Transcribe all of the material exactly, except for its pictures.

→ Data provided:
begin

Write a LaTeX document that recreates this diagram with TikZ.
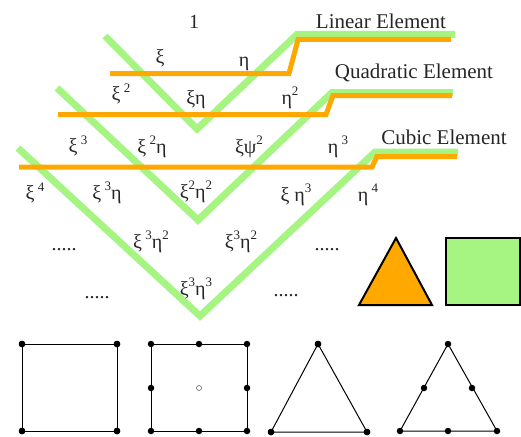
\documentclass[tikz,border=0pt]{standalone}
\usepackage{fontspec}
\setmainfont{Liberation Serif}
\definecolor{lgreen}{RGB}{166,244,130}
\definecolor{orng}{RGB}{255,168,0}
\newcommand\supx[1]{\raisebox{0.42em}{\fontsize{13}{13}\selectfont #1}}
\begin{document}
\begin{tikzpicture}[x=1pt,y=-1pt,
  gline/.style={draw=lgreen,line width=7pt},
  oline/.style={draw=orng,line width=5pt},
  elname/.style={font=\fontsize{21}{24}\selectfont,inner sep=0pt,text=black!85},
  term/.style={font=\fontsize{20}{24}\selectfont,inner sep=0pt,text=black!85},
  dotsx/.style={font=\fontsize{20}{24}\selectfont,inner sep=0pt,anchor=base,text=black!85},
  elem/.style={draw=black,line width=1pt},
  nd/.style={circle,fill=black,inner sep=0pt,minimum size=6.5pt},
  ndo/.style={circle,draw=black!60,fill=white,inner sep=0pt,minimum size=5pt,line width=0.6pt}
]
\useasboundingbox (0,0) rectangle (521,436);

% green V lines
\coordinate (g1s) at (105,36);  \coordinate (g1b) at (197,129);
\coordinate (g1c) at (297,34.5); \coordinate (g1e) at (455,34.5);
\coordinate (g2s) at (57,88);   \coordinate (g2b) at (198,220);
\coordinate (g2c) at (332,92.5); \coordinate (g2e) at (453,92.5);
\coordinate (g3s) at (18,148);  \coordinate (g3b) at (200,316);
\coordinate (g3c) at (375,152); \coordinate (g3e) at (458,152);
\draw[gline] (g1s) -- (g1b) -- (g1c) -- (g1e);
\draw[gline] (g2s) -- (g2b) -- (g2c) -- (g2e);
\draw[gline] (g3s) -- (g3b) -- (g3c) -- (g3e);

% orange step lines
\coordinate (o1s) at (110,73.5); \coordinate (o1a) at (289,73.5);
\coordinate (o1b) at (298,39.5); \coordinate (o1e) at (451,39.5);
\coordinate (o2s) at (58,114.5); \coordinate (o2a) at (326,114.5);
\coordinate (o2b) at (333,95.5); \coordinate (o2e) at (452,95.5);
\coordinate (o3s) at (19,167);   \coordinate (o3a) at (372,167);
\coordinate (o3b) at (377,156.5); \coordinate (o3e) at (457,156.5);
\draw[oline] (o1s) -- (o1a) -- (o1b) -- (o1e);
\draw[oline] (o2s) -- (o2a) -- (o2b) -- (o2e);
\draw[oline] (o3s) -- (o3a) -- (o3b) -- (o3e);

% element names
\node[elname] (lin) at (381,21) {Linear Element};
\node[elname] (quad) at (414,73) {Quadratic Element};
\node[elname] (cub) at (444,137) {Cubic Element};

% terms
\node[term] (t1) at (194,22) {1};
\node[term] (t2) at (160,58) {ξ};
\node[term] (t3) at (244,64) {η};
\node[term] (t4) at (121,94) {ξ\,\supx{2}};
\node[term] (t5) at (196,100) {ξη};
\node[term] (t6) at (290,98) {η\supx{2}};
\node[term] (t7) at (78,146) {ξ\,\supx{3}};
\node[term] (t8) at (152,147) {ξ\,\supx{2}η};
\node[term] (t9) at (249,147) {ξψ\supx{2}};
\node[term] (t10) at (338,147) {η\,\supx{3}};
\node[term] (t11) at (35,193) {ξ\,\supx{4}};
\node[term] (t12) at (107,193) {ξ\,\supx{3}η};
\node[term] (t13) at (196,192) {ξ\supx{2}η\supx{2}};
\node[term] (t14) at (296,195) {ξ η\supx{3}};
\node[term] (t15) at (368,195) {η\,\supx{4}};
\node[term] (t16) at (151,242) {ξ\,\supx{3}η\supx{2}};
\node[term] (t17) at (241,242) {ξ\supx{3}η\supx{2}};
\node[term] (t18) at (196,289) {ξ\supx{3}η\supx{3}};
\node[dotsx] (d1) at (64,250) {.....};
\node[dotsx] (d2) at (327,250) {.....};
\node[dotsx] (d3) at (97,298) {.....};
\node[dotsx] (d4) at (286,296) {.....};

% legend shapes
\coordinate (ta) at (396,238); \coordinate (tl) at (359,305); \coordinate (tr) at (432,305);
\draw[fill=orng,draw=black,line width=2pt,line join=miter] (ta) -- (tl) -- (tr) -- cycle;
\draw[fill=lgreen,draw=black,line width=2pt] (446,238) rectangle (519.5,305);

% bottom element sketches
% linear quad
\node[nd] (qa1) at (22,344) {};  \node[nd] (qa2) at (117,344) {};
\node[nd] (qa3) at (117,431) {}; \node[nd] (qa4) at (22,431) {};
\draw[elem] (qa1.center) -- (qa2.center) -- (qa3.center) -- (qa4.center) -- cycle;
% quadratic quad
\draw[elem] (151,344) rectangle (247,431);
\node[nd] (qb1) at (151,344) {}; \node[nd] (qb2) at (199,344) {}; \node[nd] (qb3) at (247,344) {};
\node[nd] (qb4) at (247,388) {}; \node[nd] (qb5) at (247,431) {}; \node[nd] (qb6) at (199,431) {};
\node[nd] (qb7) at (151,431) {}; \node[nd] (qb8) at (151,388) {};
\node[ndo] (qb9) at (199,388) {};
% linear triangle
\node[nd] (ta1) at (318,344) {}; \node[nd] (ta2) at (271,432) {}; \node[nd] (ta3) at (367,432) {};
\draw[elem] (ta1.center) -- (ta2.center) -- (ta3.center) -- cycle;
\foreach \n in {ta1,ta2,ta3} \node[nd] at (\n) {};
% quadratic triangle
\coordinate (tb1) at (448,344); \coordinate (tb2) at (400,431); \coordinate (tb3) at (497,431);
\draw[elem] (tb1) -- (tb2) -- (tb3) -- cycle;
\node[nd] (tbn1) at (tb1) {}; \node[nd] (tbn2) at (tb2) {}; \node[nd] (tbn3) at (tb3) {};
\node[nd] (tbn4) at (424,388) {}; \node[nd] (tbn5) at (472,388) {}; \node[nd] (tbn6) at (448,431) {};
\foreach \n in {qa1,qa2,qa3,qa4} \node[nd] at (\n) {};
\end{tikzpicture}
\end{document}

end

→ Exercise answer:
Write a LaTeX document that recreates this diagram with TikZ.
\documentclass[tikz,border=0pt]{standalone}
\usepackage{fontspec}
\setmainfont{Liberation Serif}
\definecolor{lgreen}{RGB}{166,244,130}
\definecolor{orng}{RGB}{255,168,0}
\newcommand\supx[1]{\raisebox{0.42em}{\fontsize{13}{13}\selectfont #1}}
\begin{document}
\begin{tikzpicture}[x=1pt,y=-1pt,
  gline/.style={draw=lgreen,line width=7pt},
  oline/.style={draw=orng,line width=5pt},
  elname/.style={font=\fontsize{21}{24}\selectfont,inner sep=0pt,text=black!85},
  term/.style={font=\fontsize{20}{24}\selectfont,inner sep=0pt,text=black!85},
  dotsx/.style={font=\fontsize{20}{24}\selectfont,inner sep=0pt,anchor=base,text=black!85},
  elem/.style={draw=black,line width=1pt},
  nd/.style={circle,fill=black,inner sep=0pt,minimum size=6.5pt},
  ndo/.style={circle,draw=black!60,fill=white,inner sep=0pt,minimum size=5pt,line width=0.6pt}
]
\useasboundingbox (0,0) rectangle (521,436);

% green V lines
\coordinate (g1s) at (105,36);  \coordinate (g1b) at (197,129);
\coordinate (g1c) at (297,34.5); \coordinate (g1e) at (455,34.5);
\coordinate (g2s) at (57,88);   \coordinate (g2b) at (198,220);
\coordinate (g2c) at (332,92.5); \coordinate (g2e) at (453,92.5);
\coordinate (g3s) at (18,148);  \coordinate (g3b) at (200,316);
\coordinate (g3c) at (375,152); \coordinate (g3e) at (458,152);
\draw[gline] (g1s) -- (g1b) -- (g1c) -- (g1e);
\draw[gline] (g2s) -- (g2b) -- (g2c) -- (g2e);
\draw[gline] (g3s) -- (g3b) -- (g3c) -- (g3e);

% orange step lines
\coordinate (o1s) at (110,73.5); \coordinate (o1a) at (289,73.5);
\coordinate (o1b) at (298,39.5); \coordinate (o1e) at (451,39.5);
\coordinate (o2s) at (58,114.5); \coordinate (o2a) at (326,114.5);
\coordinate (o2b) at (333,95.5); \coordinate (o2e) at (452,95.5);
\coordinate (o3s) at (19,167);   \coordinate (o3a) at (372,167);
\coordinate (o3b) at (377,156.5); \coordinate (o3e) at (457,156.5);
\draw[oline] (o1s) -- (o1a) -- (o1b) -- (o1e);
\draw[oline] (o2s) -- (o2a) -- (o2b) -- (o2e);
\draw[oline] (o3s) -- (o3a) -- (o3b) -- (o3e);

% element names
\node[elname] (lin) at (381,21) {Linear Element};
\node[elname] (quad) at (414,73) {Quadratic Element};
\node[elname] (cub) at (444,137) {Cubic Element};

% terms
\node[term] (t1) at (194,22) {1};
\node[term] (t2) at (160,58) {ξ};
\node[term] (t3) at (244,64) {η};
\node[term] (t4) at (121,94) {ξ\,\supx{2}};
\node[term] (t5) at (196,100) {ξη};
\node[term] (t6) at (290,98) {η\supx{2}};
\node[term] (t7) at (78,146) {ξ\,\supx{3}};
\node[term] (t8) at (152,147) {ξ\,\supx{2}η};
\node[term] (t9) at (249,147) {ξψ\supx{2}};
\node[term] (t10) at (338,147) {η\,\supx{3}};
\node[term] (t11) at (35,193) {ξ\,\supx{4}};
\node[term] (t12) at (107,193) {ξ\,\supx{3}η};
\node[term] (t13) at (196,192) {ξ\supx{2}η\supx{2}};
\node[term] (t14) at (296,195) {ξ η\supx{3}};
\node[term] (t15) at (368,195) {η\,\supx{4}};
\node[term] (t16) at (151,242) {ξ\,\supx{3}η\supx{2}};
\node[term] (t17) at (241,242) {ξ\supx{3}η\supx{2}};
\node[term] (t18) at (196,289) {ξ\supx{3}η\supx{3}};
\node[dotsx] (d1) at (64,250) {.....};
\node[dotsx] (d2) at (327,250) {.....};
\node[dotsx] (d3) at (97,298) {.....};
\node[dotsx] (d4) at (286,296) {.....};

% legend shapes
\coordinate (ta) at (396,238); \coordinate (tl) at (359,305); \coordinate (tr) at (432,305);
\draw[fill=orng,draw=black,line width=2pt,line join=miter] (ta) -- (tl) -- (tr) -- cycle;
\draw[fill=lgreen,draw=black,line width=2pt] (446,238) rectangle (519.5,305);

% bottom element sketches
% linear quad
\node[nd] (qa1) at (22,344) {};  \node[nd] (qa2) at (117,344) {};
\node[nd] (qa3) at (117,431) {}; \node[nd] (qa4) at (22,431) {};
\draw[elem] (qa1.center) -- (qa2.center) -- (qa3.center) -- (qa4.center) -- cycle;
% quadratic quad
\draw[elem] (151,344) rectangle (247,431);
\node[nd] (qb1) at (151,344) {}; \node[nd] (qb2) at (199,344) {}; \node[nd] (qb3) at (247,344) {};
\node[nd] (qb4) at (247,388) {}; \node[nd] (qb5) at (247,431) {}; \node[nd] (qb6) at (199,431) {};
\node[nd] (qb7) at (151,431) {}; \node[nd] (qb8) at (151,388) {};
\node[ndo] (qb9) at (199,388) {};
% linear triangle
\node[nd] (ta1) at (318,344) {}; \node[nd] (ta2) at (271,432) {}; \node[nd] (ta3) at (367,432) {};
\draw[elem] (ta1.center) -- (ta2.center) -- (ta3.center) -- cycle;
\foreach \n in {ta1,ta2,ta3} \node[nd] at (\n) {};
% quadratic triangle
\coordinate (tb1) at (448,344); \coordinate (tb2) at (400,431); \coordinate (tb3) at (497,431);
\draw[elem] (tb1) -- (tb2) -- (tb3) -- cycle;
\node[nd] (tbn1) at (tb1) {}; \node[nd] (tbn2) at (tb2) {}; \node[nd] (tbn3) at (tb3) {};
\node[nd] (tbn4) at (424,388) {}; \node[nd] (tbn5) at (472,388) {}; \node[nd] (tbn6) at (448,431) {};
\foreach \n in {qa1,qa2,qa3,qa4} \node[nd] at (\n) {};
\end{tikzpicture}
\end{document}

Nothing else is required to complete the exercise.